Your task is to copy each line that has the word "this".

SOURCE DATA:
•••

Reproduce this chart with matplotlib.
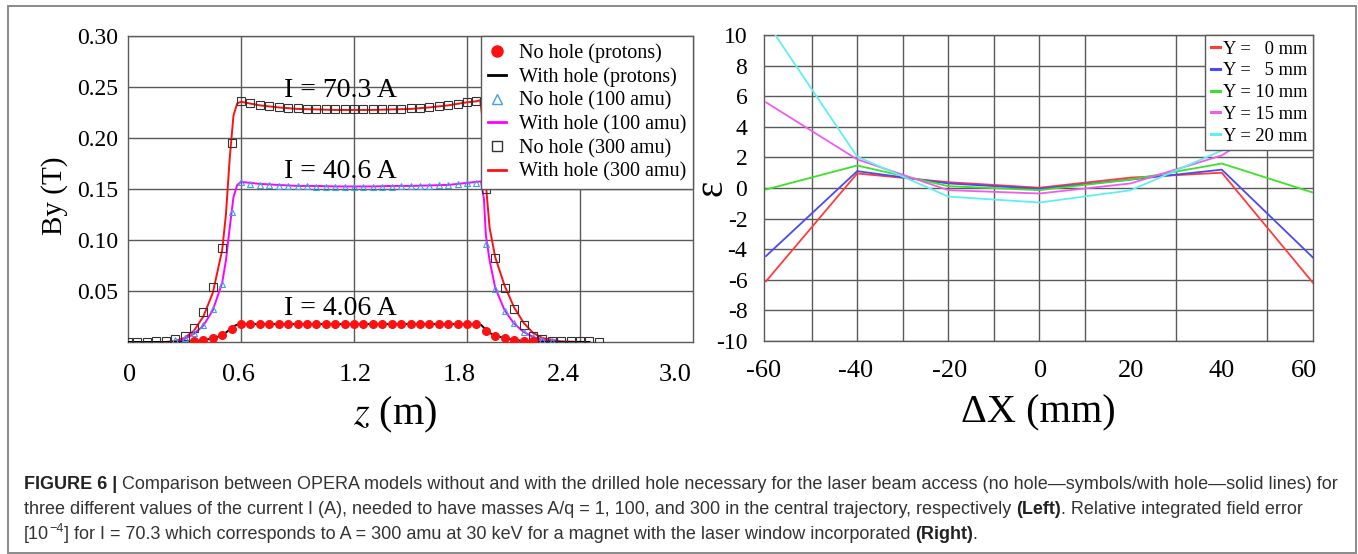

•••

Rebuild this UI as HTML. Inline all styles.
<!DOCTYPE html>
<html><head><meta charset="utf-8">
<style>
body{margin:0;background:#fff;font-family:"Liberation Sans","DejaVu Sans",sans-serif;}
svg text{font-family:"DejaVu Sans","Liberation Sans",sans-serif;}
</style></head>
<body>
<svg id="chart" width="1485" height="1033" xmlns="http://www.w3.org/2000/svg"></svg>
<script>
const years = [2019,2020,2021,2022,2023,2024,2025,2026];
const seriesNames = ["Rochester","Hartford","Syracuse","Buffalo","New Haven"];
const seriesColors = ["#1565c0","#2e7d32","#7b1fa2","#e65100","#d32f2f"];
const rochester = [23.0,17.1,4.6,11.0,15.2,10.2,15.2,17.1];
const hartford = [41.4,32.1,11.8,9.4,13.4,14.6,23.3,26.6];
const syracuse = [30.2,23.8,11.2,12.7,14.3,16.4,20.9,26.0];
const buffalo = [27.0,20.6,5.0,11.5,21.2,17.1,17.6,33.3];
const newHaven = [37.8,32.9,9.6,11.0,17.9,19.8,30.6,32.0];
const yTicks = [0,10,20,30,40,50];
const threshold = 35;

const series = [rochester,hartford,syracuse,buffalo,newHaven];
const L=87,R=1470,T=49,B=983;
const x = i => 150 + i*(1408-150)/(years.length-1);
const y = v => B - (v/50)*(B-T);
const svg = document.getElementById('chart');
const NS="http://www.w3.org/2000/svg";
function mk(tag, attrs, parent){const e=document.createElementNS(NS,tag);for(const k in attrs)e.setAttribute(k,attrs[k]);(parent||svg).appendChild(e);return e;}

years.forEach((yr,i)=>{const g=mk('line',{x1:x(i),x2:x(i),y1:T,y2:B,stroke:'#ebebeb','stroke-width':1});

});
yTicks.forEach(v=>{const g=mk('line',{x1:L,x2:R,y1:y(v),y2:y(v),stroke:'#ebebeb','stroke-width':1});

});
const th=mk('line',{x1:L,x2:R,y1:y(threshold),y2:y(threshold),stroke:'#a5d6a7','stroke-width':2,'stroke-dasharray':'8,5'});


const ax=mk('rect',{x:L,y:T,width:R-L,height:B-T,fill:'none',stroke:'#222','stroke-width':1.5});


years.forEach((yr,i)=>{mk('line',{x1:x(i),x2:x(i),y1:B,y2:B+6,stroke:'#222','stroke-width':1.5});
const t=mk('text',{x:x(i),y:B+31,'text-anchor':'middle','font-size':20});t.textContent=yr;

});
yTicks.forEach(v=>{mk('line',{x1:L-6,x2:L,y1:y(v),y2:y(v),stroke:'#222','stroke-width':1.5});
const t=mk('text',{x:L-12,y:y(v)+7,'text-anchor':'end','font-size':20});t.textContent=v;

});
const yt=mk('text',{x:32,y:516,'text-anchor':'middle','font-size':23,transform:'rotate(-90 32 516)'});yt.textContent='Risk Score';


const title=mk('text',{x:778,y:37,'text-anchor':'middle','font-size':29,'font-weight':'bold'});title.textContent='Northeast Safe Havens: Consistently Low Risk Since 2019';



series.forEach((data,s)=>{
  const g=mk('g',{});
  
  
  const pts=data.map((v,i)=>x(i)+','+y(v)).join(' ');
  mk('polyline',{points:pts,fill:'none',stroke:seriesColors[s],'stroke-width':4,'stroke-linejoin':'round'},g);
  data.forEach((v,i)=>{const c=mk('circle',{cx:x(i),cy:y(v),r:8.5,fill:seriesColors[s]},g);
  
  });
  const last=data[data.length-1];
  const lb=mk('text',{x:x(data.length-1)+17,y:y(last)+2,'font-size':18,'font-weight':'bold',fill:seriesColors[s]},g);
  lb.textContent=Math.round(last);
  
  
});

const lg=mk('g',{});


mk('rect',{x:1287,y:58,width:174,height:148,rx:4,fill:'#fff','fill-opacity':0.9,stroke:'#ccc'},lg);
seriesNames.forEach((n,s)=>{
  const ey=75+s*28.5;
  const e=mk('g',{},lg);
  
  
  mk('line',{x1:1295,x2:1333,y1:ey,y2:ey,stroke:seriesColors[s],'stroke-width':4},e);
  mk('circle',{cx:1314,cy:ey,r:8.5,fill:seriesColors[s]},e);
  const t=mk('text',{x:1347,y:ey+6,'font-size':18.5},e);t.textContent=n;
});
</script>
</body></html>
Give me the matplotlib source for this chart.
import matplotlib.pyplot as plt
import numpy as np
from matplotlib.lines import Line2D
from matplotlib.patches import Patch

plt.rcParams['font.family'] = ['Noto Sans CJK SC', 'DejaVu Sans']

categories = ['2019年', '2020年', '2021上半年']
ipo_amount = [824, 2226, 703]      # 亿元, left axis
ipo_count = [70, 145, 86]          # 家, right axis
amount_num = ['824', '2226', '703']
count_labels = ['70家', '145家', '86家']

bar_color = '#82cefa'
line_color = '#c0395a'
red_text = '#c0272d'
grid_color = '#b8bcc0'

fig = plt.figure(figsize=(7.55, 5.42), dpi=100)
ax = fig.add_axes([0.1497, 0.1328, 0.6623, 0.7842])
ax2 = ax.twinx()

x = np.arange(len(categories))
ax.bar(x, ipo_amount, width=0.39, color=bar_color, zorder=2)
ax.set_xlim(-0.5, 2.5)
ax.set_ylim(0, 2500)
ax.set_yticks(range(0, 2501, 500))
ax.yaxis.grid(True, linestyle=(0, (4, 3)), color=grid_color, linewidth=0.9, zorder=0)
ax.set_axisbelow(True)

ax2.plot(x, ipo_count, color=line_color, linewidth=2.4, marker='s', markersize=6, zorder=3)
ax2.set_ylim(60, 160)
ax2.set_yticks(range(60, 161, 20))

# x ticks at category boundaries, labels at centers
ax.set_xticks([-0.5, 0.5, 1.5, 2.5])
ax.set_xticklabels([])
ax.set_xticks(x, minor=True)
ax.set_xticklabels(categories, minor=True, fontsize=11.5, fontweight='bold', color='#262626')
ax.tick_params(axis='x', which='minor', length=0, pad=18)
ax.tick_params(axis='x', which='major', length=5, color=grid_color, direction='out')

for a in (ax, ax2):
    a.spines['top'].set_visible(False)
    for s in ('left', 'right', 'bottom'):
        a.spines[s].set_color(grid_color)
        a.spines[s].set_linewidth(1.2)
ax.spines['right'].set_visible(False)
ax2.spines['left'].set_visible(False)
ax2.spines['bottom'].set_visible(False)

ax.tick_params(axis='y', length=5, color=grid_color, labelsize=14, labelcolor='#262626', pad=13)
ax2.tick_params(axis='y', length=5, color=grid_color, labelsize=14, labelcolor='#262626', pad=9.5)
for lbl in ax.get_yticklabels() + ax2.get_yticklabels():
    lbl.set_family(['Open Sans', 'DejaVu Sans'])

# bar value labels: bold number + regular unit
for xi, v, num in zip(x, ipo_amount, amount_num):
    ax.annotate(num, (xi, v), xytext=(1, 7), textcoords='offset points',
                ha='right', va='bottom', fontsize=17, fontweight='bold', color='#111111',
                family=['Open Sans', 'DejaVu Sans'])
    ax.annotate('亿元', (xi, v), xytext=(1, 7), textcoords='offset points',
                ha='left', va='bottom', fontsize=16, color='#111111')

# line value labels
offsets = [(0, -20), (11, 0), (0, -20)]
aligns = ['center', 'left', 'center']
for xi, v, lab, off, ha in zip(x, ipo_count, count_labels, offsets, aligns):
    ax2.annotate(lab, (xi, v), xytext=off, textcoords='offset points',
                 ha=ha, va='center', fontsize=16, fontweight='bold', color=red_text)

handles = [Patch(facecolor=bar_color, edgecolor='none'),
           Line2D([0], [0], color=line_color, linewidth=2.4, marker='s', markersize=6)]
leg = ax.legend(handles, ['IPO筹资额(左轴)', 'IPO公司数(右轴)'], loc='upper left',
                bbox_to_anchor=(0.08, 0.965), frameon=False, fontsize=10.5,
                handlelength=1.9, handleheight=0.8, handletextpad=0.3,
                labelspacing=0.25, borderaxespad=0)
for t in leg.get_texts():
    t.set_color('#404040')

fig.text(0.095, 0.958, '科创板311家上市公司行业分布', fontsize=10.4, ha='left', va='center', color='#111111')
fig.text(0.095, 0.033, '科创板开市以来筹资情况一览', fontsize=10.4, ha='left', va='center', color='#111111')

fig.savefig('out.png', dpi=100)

•••

TASK SOLUTION:
Reproduce this chart with matplotlib.
Rebuild this UI as HTML. Inline all styles.
Give me the matplotlib source for this chart.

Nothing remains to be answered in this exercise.